* _Objective_: Search the entries for the word "standalone" and pull out each line that has it.
* START Data listing *
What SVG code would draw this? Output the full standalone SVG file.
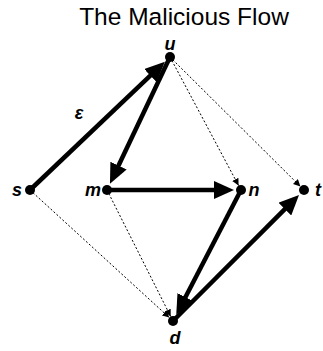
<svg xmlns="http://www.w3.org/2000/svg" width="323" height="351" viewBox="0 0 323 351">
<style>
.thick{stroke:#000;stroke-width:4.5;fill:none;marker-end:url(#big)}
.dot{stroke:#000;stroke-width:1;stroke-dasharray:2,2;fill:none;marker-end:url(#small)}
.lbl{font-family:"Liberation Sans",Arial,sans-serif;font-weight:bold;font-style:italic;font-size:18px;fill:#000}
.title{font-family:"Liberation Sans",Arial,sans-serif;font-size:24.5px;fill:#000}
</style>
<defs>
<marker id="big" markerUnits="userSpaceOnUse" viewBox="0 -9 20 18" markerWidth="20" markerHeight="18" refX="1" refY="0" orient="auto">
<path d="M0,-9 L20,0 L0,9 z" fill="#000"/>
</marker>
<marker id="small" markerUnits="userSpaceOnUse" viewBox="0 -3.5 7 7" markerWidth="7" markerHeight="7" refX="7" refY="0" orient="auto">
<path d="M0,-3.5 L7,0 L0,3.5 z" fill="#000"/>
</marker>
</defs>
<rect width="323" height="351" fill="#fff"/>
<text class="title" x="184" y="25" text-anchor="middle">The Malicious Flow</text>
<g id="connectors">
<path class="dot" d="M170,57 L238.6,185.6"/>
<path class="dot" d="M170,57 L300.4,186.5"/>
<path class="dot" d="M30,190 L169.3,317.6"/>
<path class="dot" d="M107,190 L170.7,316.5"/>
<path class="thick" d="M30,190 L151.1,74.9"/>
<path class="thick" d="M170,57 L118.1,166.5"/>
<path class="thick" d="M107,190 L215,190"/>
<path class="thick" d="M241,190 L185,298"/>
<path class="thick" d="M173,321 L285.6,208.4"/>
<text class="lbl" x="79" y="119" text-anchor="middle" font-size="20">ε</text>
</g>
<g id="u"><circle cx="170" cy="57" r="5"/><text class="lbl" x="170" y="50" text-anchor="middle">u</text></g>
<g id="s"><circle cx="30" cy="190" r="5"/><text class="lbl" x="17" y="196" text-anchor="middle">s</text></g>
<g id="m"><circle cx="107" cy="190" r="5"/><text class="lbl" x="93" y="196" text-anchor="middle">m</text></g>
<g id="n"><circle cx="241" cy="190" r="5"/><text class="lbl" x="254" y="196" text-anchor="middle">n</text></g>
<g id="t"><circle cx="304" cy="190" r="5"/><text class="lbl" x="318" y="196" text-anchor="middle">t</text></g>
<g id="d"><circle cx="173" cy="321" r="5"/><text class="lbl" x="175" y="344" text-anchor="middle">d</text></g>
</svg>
* END Data listing *
* START Data listing *
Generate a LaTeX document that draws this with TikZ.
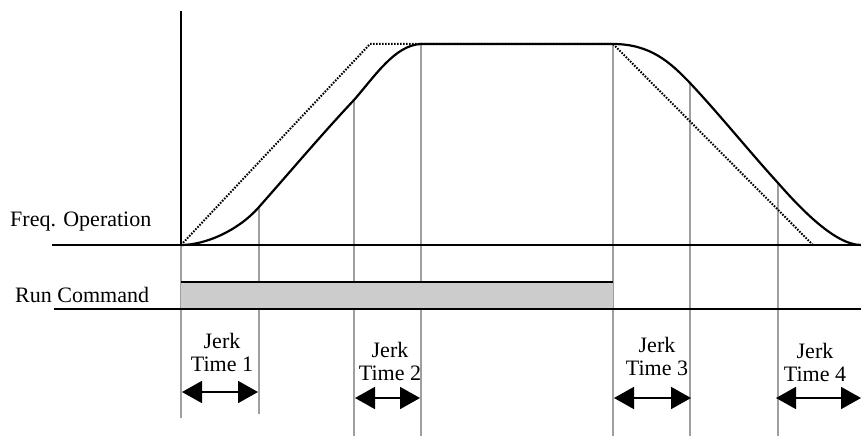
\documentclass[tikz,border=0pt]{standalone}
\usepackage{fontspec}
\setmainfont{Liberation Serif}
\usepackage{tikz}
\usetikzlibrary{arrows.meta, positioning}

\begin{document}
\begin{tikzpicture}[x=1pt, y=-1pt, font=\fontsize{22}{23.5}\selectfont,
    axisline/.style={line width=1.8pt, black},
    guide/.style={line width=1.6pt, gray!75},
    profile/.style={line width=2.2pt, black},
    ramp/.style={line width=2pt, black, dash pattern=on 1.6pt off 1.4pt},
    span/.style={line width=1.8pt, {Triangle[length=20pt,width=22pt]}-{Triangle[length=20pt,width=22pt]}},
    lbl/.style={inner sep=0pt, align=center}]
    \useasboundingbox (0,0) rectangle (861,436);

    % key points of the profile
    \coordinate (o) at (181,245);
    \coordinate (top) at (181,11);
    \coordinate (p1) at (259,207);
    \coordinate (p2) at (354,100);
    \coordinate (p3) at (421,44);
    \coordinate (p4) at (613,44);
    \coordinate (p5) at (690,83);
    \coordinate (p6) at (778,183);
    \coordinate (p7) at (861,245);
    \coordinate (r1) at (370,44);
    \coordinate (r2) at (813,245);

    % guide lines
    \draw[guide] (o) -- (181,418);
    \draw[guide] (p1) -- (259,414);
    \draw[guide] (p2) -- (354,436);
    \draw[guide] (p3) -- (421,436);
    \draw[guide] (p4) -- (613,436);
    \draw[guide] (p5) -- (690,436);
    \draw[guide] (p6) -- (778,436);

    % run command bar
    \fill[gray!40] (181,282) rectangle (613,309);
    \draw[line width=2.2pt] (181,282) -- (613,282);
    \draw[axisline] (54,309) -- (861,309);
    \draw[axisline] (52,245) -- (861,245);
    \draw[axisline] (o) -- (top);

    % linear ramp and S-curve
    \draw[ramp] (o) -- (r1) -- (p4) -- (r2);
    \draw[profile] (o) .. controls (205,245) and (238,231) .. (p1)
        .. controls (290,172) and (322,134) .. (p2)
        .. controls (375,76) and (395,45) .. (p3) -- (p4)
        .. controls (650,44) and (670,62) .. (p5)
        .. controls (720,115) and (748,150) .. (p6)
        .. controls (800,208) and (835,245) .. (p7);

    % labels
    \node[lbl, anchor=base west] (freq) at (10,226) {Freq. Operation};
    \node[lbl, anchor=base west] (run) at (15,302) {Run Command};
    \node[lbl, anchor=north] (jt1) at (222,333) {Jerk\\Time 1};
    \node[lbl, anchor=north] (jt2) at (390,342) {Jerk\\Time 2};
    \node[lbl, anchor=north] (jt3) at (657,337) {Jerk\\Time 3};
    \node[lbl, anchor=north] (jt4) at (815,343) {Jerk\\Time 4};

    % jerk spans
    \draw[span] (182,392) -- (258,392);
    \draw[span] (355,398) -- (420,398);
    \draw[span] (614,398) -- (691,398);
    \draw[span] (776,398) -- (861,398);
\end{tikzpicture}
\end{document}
* END Data listing *
* _Solution_:
What SVG code would draw this? Output the full standalone SVG file.
\documentclass[tikz,border=0pt]{standalone}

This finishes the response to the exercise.